In 1987, Shell issued a final series of New Shell Guides, published by Michael Joseph and generally covering rather larger areas (e.g. Northern Scotland and the Islands) than in the earlier series. Whilst the original Shell County Guides are now highly collectable, the later titles (published by Faber and Faber, Ebury Press or Michael Joseph) tend to be shunned by collectors and book dealers alike, as supply exceeds demand.

== Selected books ==

- Of the original pre-war guides, Paul Nash's Dorset (1936) has been described as the most artistically experimental of the series.
- The more collectable post-war guides include Betjeman and Piper's Shropshire (1951), David Verey's Mid-Wales (1960), W. G. Hoskins' Rutland guide (1963) and James Lees-Milne's Worcestershire (1964). In her biography of John Piper (2009), Frances Spalding highlights Henry Thorold's Derbyshire (1972) as one of the best later titles. Thorold also wrote the last book in the series, Nottinghamshire in 1984, published the same year that Betjeman died.
- Wynford Vaughan-Thomas's South-West and Mid-Wales is an example of the 1987 New Shell Guides series.
- The Shell Guide series featured many photographs. John Piper was an accomplished black and white photographer, as was his son Edward. Peter Burton took many of the photos for the last titles. Paul Nash took hundreds of photos for his pre-war guide and whittled them down to those that made it into the finished product.
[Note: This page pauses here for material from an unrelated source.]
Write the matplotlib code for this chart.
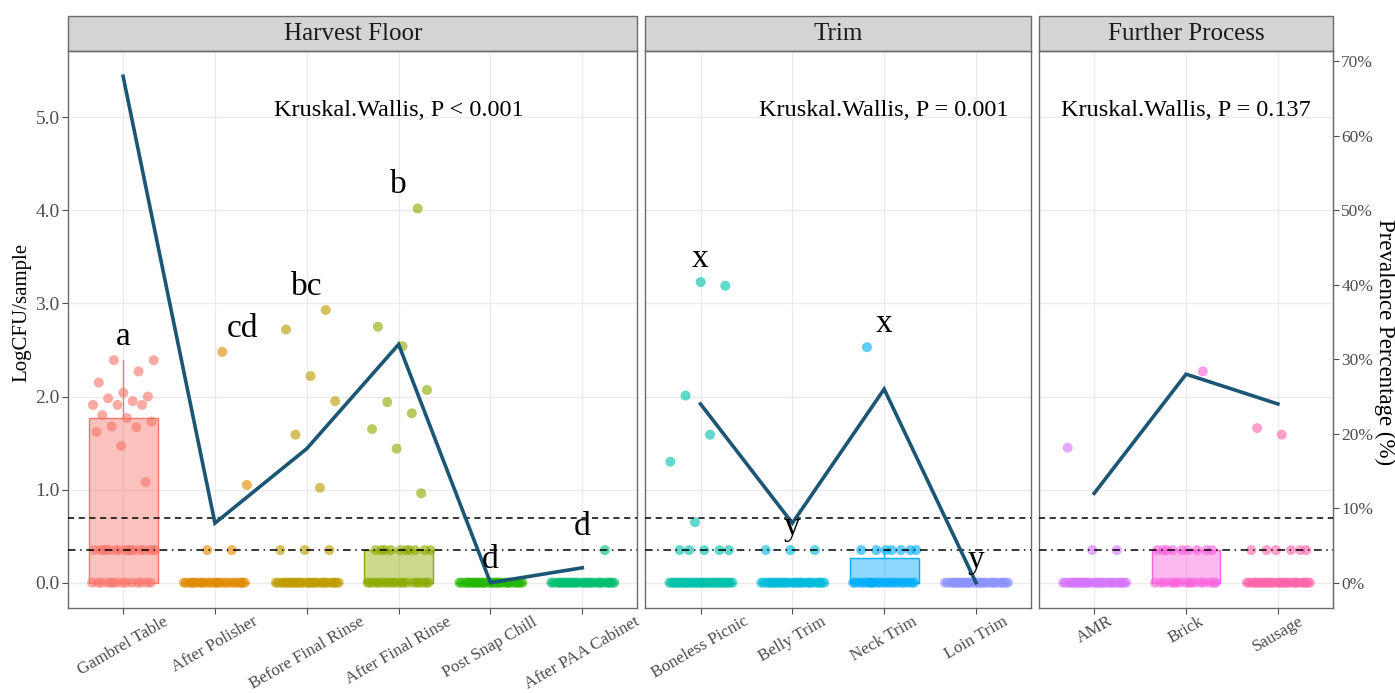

==Discovering Britain with John Betjeman==
Sponsored by Shell, a series of at least 20 three-minute clips, entitled Discovering Britain with John Betjeman, were broadcast during ITV commercial breaks from the channel's first Friday on air, 23 September 1955, until the temporary absence of branded petrol on 1 December 1956, and depicted Betjeman (who wrote and delivered the scripts) visiting relatively unobvious historical locations in Britain, sometimes archaeological sites or sometimes whole towns, including Marlborough, Wiltshire, where Betjeman attended school. The first of these de facto Shell commercials, a film about Avebury stone circle and Silbury Hill in Wiltshire, was even promoted with an advertisement in the TV Times. Shell's selling message was confined to the use of its logo at each end of the advertisements. Discovering Britain did not return when branded petrol advertising, which had largely been outlawed during the Suez crisis, returned to British television in May 1957, although the cost of repeatedly producing three-minute commercials each week would have proved unmanageable for Shell.

Discussing the series in his history of British television advertising, Brian Henry commended Betjeman's "scholarship and infectious dilettantism", which he deemed rare in a broadcaster, and Shell's involvement, writing: "Shell, which has always enjoyed a considerable reputation as a patron of the arts and artists, deserves to be congratulated on conceiving a use of television advertising — years ahead of its time — which did much to raise the standards of commercials and showed that a TV advertisement could be literate, gentle and scholarly. And still remain effective."